Examining Engineering Students' Academic Performance Using Machine Learning Algorithms as a Data Analysis Tool

As the demand for engineers continues to grow, understanding the factors that influence the academic performance of engineering students has become increasingly important. While much of the existing research has focused on predicting common indicators such as grade point average (GPA), the time it takes students to complete their academic programs (known as time-to-degree (TTD)) has received comparatively less attention. Furthermore, recent advancements in artificial intelligence and machine learning have provided new data analysis tools for performing predictive analysis on large educational datasets.
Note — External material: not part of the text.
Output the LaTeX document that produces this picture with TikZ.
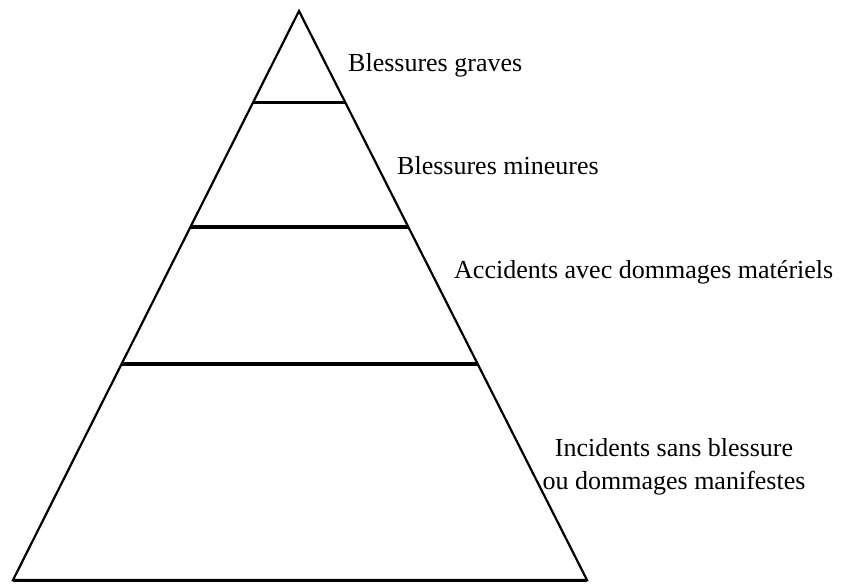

This study leverages a range of machine learning algorithms, including multiple linear regression, binary logistic regression, decision trees, random forest, XGBoost, and LightGBM, to analyze GPA and TTD data from records of 7,871 undergraduate engineering students at a public research university in the United States. First, we evaluate the performance of these algorithms in two tasks: predicting GPA (regression task) and classifying TTD (classification task). Second, we examine how variables related to students’ academic background (such as high school GPA, SAT scores, and major), demographic background (sex and underrepresented status), and socioeconomic background (eligibility for educational opportunity programs) contribute to predicting GPA and classifying TTD. The results indicate that multiple linear regression and binary logistic regression outperform single decision-tree methods. However, ensemble methods that combine multiple decision trees, such as random forest and LightGBM, provide better performance than regression-based models, particularly in predicting GPA. Moreover, the variable importance analysis using the SHapley Additive exPlanations (SHAP) method reveals that students’ background characteristics differentially predict GPA and TTD, with academic background variables holding the highest importance. The findings highlight the potential of machine learning techniques in examining educational datasets and offer insights for future research on leveraging machine learning as a data analysis tool in engineering education research.